━━━ Records provided ━━━

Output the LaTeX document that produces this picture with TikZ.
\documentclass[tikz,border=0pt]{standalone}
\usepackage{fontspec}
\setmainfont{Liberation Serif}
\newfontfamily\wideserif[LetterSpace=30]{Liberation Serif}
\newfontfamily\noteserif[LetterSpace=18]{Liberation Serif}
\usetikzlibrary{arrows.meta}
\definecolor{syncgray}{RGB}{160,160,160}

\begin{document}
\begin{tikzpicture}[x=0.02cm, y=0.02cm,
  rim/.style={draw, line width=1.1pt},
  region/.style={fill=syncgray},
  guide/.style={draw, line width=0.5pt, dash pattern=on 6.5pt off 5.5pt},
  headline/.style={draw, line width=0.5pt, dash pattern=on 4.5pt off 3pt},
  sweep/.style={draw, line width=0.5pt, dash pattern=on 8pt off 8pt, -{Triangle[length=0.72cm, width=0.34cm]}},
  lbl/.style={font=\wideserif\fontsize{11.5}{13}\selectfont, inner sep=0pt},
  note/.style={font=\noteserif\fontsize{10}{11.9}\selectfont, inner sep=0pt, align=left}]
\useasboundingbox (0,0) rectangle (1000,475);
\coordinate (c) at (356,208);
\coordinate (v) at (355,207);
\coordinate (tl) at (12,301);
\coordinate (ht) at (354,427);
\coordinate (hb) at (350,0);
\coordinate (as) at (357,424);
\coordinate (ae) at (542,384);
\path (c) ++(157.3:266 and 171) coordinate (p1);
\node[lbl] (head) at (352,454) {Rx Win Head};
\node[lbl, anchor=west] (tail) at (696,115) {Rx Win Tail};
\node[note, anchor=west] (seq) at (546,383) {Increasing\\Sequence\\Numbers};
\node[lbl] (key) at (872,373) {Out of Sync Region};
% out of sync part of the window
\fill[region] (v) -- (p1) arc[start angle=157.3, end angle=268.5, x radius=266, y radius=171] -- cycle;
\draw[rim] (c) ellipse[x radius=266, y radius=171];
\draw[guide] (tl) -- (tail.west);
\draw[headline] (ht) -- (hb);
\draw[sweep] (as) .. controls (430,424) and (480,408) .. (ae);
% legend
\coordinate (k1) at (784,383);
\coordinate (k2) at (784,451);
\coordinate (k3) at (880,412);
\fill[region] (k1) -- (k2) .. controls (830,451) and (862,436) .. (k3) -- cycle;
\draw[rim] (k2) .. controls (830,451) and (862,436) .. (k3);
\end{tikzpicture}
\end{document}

━━━
━━━ Records provided ━━━

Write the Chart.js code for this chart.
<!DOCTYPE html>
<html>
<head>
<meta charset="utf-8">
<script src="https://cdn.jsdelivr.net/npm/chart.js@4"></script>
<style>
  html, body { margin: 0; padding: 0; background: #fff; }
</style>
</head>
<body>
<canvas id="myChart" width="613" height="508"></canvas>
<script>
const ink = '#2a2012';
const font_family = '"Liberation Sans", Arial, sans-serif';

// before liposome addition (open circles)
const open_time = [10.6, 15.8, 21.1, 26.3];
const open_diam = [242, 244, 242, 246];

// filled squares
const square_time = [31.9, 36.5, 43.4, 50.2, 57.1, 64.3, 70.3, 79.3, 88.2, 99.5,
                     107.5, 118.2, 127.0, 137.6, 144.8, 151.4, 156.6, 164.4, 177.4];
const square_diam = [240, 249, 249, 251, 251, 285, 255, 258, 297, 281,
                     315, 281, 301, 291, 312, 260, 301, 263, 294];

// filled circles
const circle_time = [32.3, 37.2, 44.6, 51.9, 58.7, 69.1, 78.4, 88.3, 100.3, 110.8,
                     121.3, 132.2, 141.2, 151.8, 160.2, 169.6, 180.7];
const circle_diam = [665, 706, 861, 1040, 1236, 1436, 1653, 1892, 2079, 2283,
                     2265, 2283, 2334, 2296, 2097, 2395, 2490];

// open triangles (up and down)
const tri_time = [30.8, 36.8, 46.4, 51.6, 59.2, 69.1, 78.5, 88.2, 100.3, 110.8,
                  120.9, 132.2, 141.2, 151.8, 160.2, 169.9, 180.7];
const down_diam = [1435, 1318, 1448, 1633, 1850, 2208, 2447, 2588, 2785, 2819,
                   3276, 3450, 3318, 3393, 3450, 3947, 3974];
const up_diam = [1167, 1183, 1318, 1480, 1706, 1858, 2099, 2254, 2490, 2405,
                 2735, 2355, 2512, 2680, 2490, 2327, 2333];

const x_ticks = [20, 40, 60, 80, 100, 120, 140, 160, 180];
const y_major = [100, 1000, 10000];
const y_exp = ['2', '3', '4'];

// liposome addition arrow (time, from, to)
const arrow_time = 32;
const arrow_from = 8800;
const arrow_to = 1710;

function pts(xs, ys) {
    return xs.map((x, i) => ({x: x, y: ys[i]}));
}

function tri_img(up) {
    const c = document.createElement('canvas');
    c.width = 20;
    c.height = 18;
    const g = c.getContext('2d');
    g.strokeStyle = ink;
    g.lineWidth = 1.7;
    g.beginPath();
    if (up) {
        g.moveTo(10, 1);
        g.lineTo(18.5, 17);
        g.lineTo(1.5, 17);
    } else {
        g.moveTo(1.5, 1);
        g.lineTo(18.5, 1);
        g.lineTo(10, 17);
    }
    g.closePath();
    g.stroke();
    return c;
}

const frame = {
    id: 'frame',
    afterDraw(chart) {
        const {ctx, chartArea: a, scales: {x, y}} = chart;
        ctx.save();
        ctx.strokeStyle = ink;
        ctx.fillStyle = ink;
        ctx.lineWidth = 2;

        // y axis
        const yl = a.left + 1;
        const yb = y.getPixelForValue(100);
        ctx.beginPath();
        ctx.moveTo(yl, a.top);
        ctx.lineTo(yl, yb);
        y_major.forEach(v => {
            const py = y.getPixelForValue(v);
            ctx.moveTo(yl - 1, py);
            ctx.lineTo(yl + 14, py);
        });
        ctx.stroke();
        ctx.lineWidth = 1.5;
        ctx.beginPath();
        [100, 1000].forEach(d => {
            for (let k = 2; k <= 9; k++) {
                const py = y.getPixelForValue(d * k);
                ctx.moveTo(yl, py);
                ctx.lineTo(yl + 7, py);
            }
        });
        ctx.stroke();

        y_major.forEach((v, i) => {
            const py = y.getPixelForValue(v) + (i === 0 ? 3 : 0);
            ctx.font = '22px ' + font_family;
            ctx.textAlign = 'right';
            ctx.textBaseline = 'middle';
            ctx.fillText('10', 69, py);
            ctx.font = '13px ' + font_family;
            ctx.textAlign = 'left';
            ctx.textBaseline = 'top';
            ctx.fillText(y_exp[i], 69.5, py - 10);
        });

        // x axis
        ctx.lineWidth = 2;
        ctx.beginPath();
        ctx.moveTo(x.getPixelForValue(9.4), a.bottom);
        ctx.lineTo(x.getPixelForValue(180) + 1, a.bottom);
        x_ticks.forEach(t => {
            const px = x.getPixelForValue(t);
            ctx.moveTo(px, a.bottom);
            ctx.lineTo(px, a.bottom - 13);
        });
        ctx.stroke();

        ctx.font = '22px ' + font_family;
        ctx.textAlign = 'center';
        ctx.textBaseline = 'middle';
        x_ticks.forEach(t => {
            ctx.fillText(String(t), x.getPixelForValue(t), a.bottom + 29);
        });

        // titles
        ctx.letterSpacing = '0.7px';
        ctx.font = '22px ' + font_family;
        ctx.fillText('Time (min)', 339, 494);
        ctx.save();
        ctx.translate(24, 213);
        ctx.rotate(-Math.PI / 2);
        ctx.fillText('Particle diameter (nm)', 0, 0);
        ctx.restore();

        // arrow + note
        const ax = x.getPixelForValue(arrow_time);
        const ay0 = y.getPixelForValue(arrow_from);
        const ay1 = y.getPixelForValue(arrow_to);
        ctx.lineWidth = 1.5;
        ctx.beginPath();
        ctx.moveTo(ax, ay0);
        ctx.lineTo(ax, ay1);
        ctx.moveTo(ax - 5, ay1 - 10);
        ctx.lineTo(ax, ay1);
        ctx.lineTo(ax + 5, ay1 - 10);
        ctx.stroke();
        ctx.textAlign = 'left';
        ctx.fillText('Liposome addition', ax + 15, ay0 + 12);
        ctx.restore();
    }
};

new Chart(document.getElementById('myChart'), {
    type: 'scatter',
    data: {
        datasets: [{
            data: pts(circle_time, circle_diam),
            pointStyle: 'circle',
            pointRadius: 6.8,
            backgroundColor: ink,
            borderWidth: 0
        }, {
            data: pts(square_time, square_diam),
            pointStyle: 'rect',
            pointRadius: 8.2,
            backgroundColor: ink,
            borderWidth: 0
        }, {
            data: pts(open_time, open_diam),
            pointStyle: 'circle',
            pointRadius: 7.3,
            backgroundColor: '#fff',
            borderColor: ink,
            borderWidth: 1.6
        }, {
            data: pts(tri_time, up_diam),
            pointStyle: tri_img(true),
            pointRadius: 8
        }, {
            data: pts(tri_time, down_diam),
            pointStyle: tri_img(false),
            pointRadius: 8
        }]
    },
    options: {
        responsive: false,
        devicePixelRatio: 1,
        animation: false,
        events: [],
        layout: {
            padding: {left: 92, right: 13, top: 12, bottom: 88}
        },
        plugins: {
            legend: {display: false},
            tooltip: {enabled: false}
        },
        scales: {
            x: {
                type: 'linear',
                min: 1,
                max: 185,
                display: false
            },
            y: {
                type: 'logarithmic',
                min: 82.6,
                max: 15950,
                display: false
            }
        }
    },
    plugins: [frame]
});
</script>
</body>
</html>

━━━

Work to complete: In the records above, find each line that holds the word "this"; copy all such lines.

Solved problem:
Output the LaTeX document that produces this picture with TikZ.
Write the Chart.js code for this chart.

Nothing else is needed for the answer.